Il y a tout juste un peu plus d'un an, le taux directeur de la Réserve fédérale américaine s'élevait à 5,25%. Il est aujourd'hui d'à peine 1% et il diminuera encore demain.

Il y a tout juste un peu plus d'un an, le taux directeur de la Réserve fédérale américaine s'élevait à 5,25%. Il est aujourd'hui d'à peine 1% et il diminuera encore demain.

Cet allégement spectaculaire de la politique monétaire n'a toutefois toujours pas donné les résultats escomptés. Les banques américaines ne jouent pas leur rôle traditionnel de courroie de transmission de la politique monétaire. Elles paraissent plus réticentes à prêter aux ménages et aux entreprises qu'il y a un an et préfèrent déposer leurs liquidités dans un compte à faible rendement de la Fed.

Création de 800 000 chômeurs

En conséquence, la crise du crédit aggrave la récession. Durant les seuls mois d'octobre et de novembre, l'économie américaine a créé plus de 800 000 chômeurs et on craint que la cohorte des sans-emploi gonfle à vue d'oeil jusqu'à l'été.

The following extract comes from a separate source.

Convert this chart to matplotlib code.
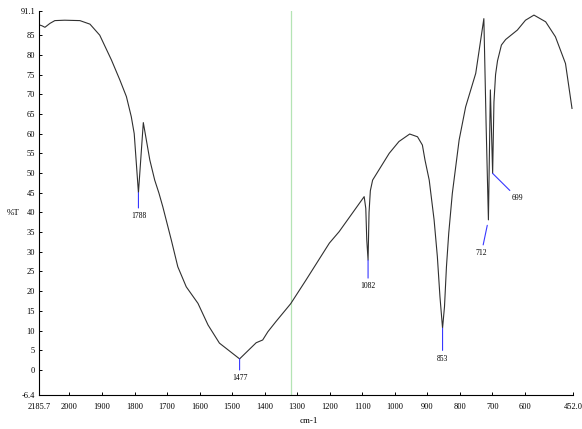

Devant la gravité de la situation, la Fed a même renoncé à défendre son taux directeur par des opérations de cessions en pension, comme le font encore d'autres banques centrales, comme celle du Canada. Résultat: les marchés financiers repoussent le taux effectif des Fed Funds de plus en plus près du zéro.

Ils ont même brièvement atteint un rendement négatif la semaine dernière, ce qui ne s'était même pas vu en 1929. «Même durant la Grande Dépression, les investisseurs n'avaient pas paniqué au point d'être prêts à payer le gouvernement pour qu'il emprunte (et protège) leur argent», rappelle Sal Guatieri, économiste chez BMO Marchés des capitaux.

À tout le moins, cela signifie que les gestes sans précédent de la Fed et de la Maison-Blanche depuis un an ne sont pas encore parvenus à rétablir un iota de confiance sur les marchés du crédit.

Personne ne doute que le Comité de politique monétaire (FOMC) de la Fed présidé par Ben S. Bernanke abaissera quand même d'au moins 50 centièmes son taux cible demain. Cette décision le porterait à son niveau le plus faible depuis 1954.

«Le taux cible va ainsi rejoindre le taux effectif», résume Francis Généreux, économiste principal chez Desjardins, qui croit même que la Fed le ramènera jusqu'à 25 centièmes.

Au-delà de cette limite, toutefois, la Fed risque de créer de nouveaux problèmes. Les fonds communs du marché monétaire pourraient être acculés à offrir un rendement négatif, si on tient compte des frais d'administration facturés à leurs clients.

Les risques d'inflation se sont envolés en fumée comme les épargnes de millions de ménages investis en Bourse ou dans leur maison. Quelques heures avant de rendre publique leur décision, les membres du FOMC auront appris que le taux annuel d'inflation est passé sous la barre des 2%. La vitesse à laquelle la progression des prix ralentit fera même craindre à certains d'entre eux que les risques de déflation ne soient plus des chimères. L'antidote est simple: injecter des liquidités au maximum et par tous les moyens.

Les experts s'attendent aussi à ce que la Fed se montre disposée à garder aussi bas son taux directeur durant tout le temps nécessaire au rétablissement de la confiance.

Cela peut s'étendre sur toute l'année 2009 et rapprocher le rendement des obligations de longue échéance de celui des échéances plus courtes.

En prenant pareil engagement, la Fed souhaite étendre la portée de sa politique monétaire aux taux d'intérêt obligataires de plus longue échéance.

L'objectif ainsi poursuivi consiste à inciter les banques à prêter et les investisseurs à acheter les titres d'emprunt des banques.

La Fed poursuivra aussi le déploiement de son arsenal extraordinaire de mesures qui inclut désormais le rachat de papier commercial ou de titres adossés à des hypothèques. Ainsi, elle n'est plus seulement le prêteur de dernier ressort aux banques, mais à l'ensemble de l'économie, en plus d'être devenue le fournisseur de dollars américains dans le monde entier par le truchement de marges de crédit swap établies avec beaucoup d'autres banques centrales dont celle du Canada.

Tout cela parce que l'économie américaine a entraîné le monde dans sa pire récession synchronisée en 50 ans. Tout cela aussi parce que la clé pour l'en sortir est dans la main de l'équipe dirigée par M. Bernanke.